Data provided.
--- START ---

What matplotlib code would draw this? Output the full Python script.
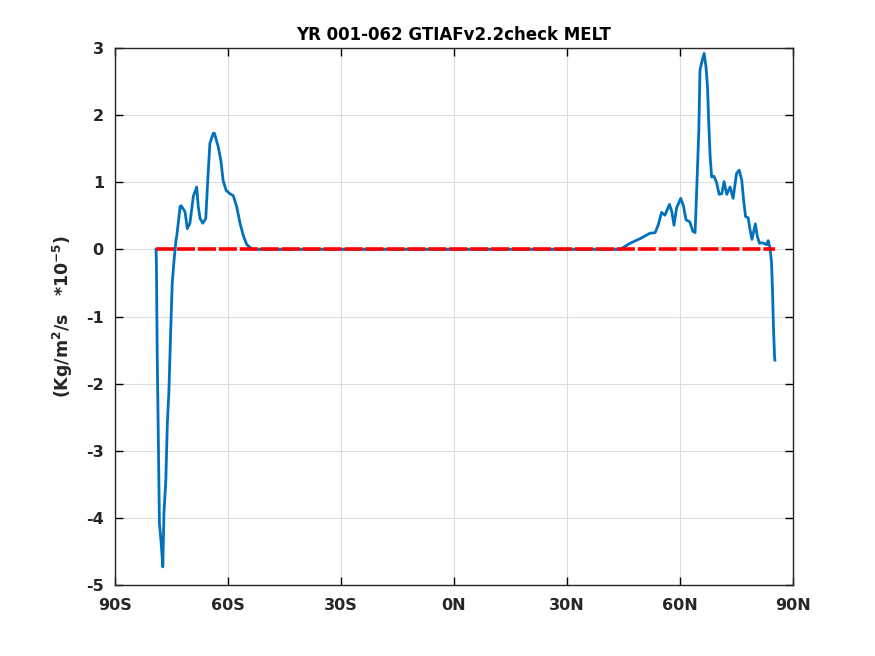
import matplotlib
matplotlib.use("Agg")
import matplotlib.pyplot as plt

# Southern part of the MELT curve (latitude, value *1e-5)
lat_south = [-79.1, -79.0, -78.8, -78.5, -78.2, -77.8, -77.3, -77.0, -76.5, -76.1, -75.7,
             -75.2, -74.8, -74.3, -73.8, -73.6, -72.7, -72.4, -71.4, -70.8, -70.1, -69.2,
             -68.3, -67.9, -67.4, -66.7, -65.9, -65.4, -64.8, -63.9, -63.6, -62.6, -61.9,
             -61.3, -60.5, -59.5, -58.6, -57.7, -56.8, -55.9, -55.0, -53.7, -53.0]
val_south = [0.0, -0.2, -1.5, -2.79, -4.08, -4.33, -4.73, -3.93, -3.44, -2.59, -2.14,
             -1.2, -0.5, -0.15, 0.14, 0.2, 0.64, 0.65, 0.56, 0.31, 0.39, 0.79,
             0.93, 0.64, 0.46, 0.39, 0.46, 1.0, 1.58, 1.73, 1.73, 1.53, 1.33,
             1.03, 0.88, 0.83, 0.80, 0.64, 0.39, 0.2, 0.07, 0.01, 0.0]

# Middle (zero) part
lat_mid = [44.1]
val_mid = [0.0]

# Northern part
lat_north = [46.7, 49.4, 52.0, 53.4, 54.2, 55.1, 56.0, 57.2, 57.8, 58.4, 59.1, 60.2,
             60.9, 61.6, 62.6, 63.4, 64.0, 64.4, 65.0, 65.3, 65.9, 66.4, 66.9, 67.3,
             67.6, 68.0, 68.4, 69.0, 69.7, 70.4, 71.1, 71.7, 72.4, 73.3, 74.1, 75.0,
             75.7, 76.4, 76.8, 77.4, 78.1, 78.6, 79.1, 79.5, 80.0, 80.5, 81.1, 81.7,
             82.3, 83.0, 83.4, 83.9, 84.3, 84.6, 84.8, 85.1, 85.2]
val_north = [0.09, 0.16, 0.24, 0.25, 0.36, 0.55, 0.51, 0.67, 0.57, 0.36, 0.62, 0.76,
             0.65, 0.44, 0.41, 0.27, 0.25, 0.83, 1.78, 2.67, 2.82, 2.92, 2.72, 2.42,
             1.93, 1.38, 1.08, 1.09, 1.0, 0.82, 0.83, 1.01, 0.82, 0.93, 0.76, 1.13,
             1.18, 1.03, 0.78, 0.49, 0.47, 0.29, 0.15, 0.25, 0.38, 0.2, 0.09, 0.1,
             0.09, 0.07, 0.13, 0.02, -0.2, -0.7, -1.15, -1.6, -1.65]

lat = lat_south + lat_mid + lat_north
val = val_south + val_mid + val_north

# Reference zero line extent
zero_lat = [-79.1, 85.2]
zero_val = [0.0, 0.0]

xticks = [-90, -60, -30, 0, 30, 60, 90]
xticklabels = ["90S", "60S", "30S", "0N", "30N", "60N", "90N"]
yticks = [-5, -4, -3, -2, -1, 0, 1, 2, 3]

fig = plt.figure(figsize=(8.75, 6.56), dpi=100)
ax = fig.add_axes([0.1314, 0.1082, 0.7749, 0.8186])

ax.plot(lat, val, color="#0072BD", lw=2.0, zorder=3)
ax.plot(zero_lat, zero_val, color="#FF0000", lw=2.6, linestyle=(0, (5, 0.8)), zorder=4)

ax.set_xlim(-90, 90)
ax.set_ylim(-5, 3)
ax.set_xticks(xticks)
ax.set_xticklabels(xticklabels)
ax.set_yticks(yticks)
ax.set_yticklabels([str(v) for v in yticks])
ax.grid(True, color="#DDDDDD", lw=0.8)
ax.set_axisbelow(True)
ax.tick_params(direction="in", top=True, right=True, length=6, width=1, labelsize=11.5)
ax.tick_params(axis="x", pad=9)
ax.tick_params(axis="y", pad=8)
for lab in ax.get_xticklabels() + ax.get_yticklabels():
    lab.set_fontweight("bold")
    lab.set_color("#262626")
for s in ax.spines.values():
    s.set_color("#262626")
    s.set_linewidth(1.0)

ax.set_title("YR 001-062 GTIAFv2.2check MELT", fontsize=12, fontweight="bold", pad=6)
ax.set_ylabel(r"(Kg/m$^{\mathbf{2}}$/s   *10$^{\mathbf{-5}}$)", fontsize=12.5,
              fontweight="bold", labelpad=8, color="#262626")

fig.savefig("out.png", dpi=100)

--- END ---

Exercise prompt.
All of the data above should be transcribed verbatim, with pictures omitted.

Answer to this task.
What matplotlib code would draw this? Output the full Python script.
import matplotlib
matplotlib.use("Agg")
import matplotlib.pyplot as plt

# Southern part of the MELT curve (latitude, value *1e-5)
lat_south = [-79.1, -79.0, -78.8, -78.5, -78.2, -77.8, -77.3, -77.0, -76.5, -76.1, -75.7,
             -75.2, -74.8, -74.3, -73.8, -73.6, -72.7, -72.4, -71.4, -70.8, -70.1, -69.2,
             -68.3, -67.9, -67.4, -66.7, -65.9, -65.4, -64.8, -63.9, -63.6, -62.6, -61.9,
             -61.3, -60.5, -59.5, -58.6, -57.7, -56.8, -55.9, -55.0, -53.7, -53.0]
val_south = [0.0, -0.2, -1.5, -2.79, -4.08, -4.33, -4.73, -3.93, -3.44, -2.59, -2.14,
             -1.2, -0.5, -0.15, 0.14, 0.2, 0.64, 0.65, 0.56, 0.31, 0.39, 0.79,
             0.93, 0.64, 0.46, 0.39, 0.46, 1.0, 1.58, 1.73, 1.73, 1.53, 1.33,
             1.03, 0.88, 0.83, 0.80, 0.64, 0.39, 0.2, 0.07, 0.01, 0.0]

# Middle (zero) part
lat_mid = [44.1]
val_mid = [0.0]

# Northern part
lat_north = [46.7, 49.4, 52.0, 53.4, 54.2, 55.1, 56.0, 57.2, 57.8, 58.4, 59.1, 60.2,
             60.9, 61.6, 62.6, 63.4, 64.0, 64.4, 65.0, 65.3, 65.9, 66.4, 66.9, 67.3,
             67.6, 68.0, 68.4, 69.0, 69.7, 70.4, 71.1, 71.7, 72.4, 73.3, 74.1, 75.0,
             75.7, 76.4, 76.8, 77.4, 78.1, 78.6, 79.1, 79.5, 80.0, 80.5, 81.1, 81.7,
             82.3, 83.0, 83.4, 83.9, 84.3, 84.6, 84.8, 85.1, 85.2]
val_north = [0.09, 0.16, 0.24, 0.25, 0.36, 0.55, 0.51, 0.67, 0.57, 0.36, 0.62, 0.76,
             0.65, 0.44, 0.41, 0.27, 0.25, 0.83, 1.78, 2.67, 2.82, 2.92, 2.72, 2.42,
             1.93, 1.38, 1.08, 1.09, 1.0, 0.82, 0.83, 1.01, 0.82, 0.93, 0.76, 1.13,
             1.18, 1.03, 0.78, 0.49, 0.47, 0.29, 0.15, 0.25, 0.38, 0.2, 0.09, 0.1,
             0.09, 0.07, 0.13, 0.02, -0.2, -0.7, -1.15, -1.6, -1.65]

lat = lat_south + lat_mid + lat_north
val = val_south + val_mid + val_north

# Reference zero line extent
zero_lat = [-79.1, 85.2]
zero_val = [0.0, 0.0]

xticks = [-90, -60, -30, 0, 30, 60, 90]
xticklabels = ["90S", "60S", "30S", "0N", "30N", "60N", "90N"]
yticks = [-5, -4, -3, -2, -1, 0, 1, 2, 3]

fig = plt.figure(figsize=(8.75, 6.56), dpi=100)
ax = fig.add_axes([0.1314, 0.1082, 0.7749, 0.8186])

ax.plot(lat, val, color="#0072BD", lw=2.0, zorder=3)
ax.plot(zero_lat, zero_val, color="#FF0000", lw=2.6, linestyle=(0, (5, 0.8)), zorder=4)

ax.set_xlim(-90, 90)
ax.set_ylim(-5, 3)
ax.set_xticks(xticks)
ax.set_xticklabels(xticklabels)
ax.set_yticks(yticks)
ax.set_yticklabels([str(v) for v in yticks])
ax.grid(True, color="#DDDDDD", lw=0.8)
ax.set_axisbelow(True)
ax.tick_params(direction="in", top=True, right=True, length=6, width=1, labelsize=11.5)
ax.tick_params(axis="x", pad=9)
ax.tick_params(axis="y", pad=8)
for lab in ax.get_xticklabels() + ax.get_yticklabels():
    lab.set_fontweight("bold")
    lab.set_color("#262626")
for s in ax.spines.values():
    s.set_color("#262626")
    s.set_linewidth(1.0)

ax.set_title("YR 001-062 GTIAFv2.2check MELT", fontsize=12, fontweight="bold", pad=6)
ax.set_ylabel(r"(Kg/m$^{\mathbf{2}}$/s   *10$^{\mathbf{-5}}$)", fontsize=12.5,
              fontweight="bold", labelpad=8, color="#262626")

fig.savefig("out.png", dpi=100)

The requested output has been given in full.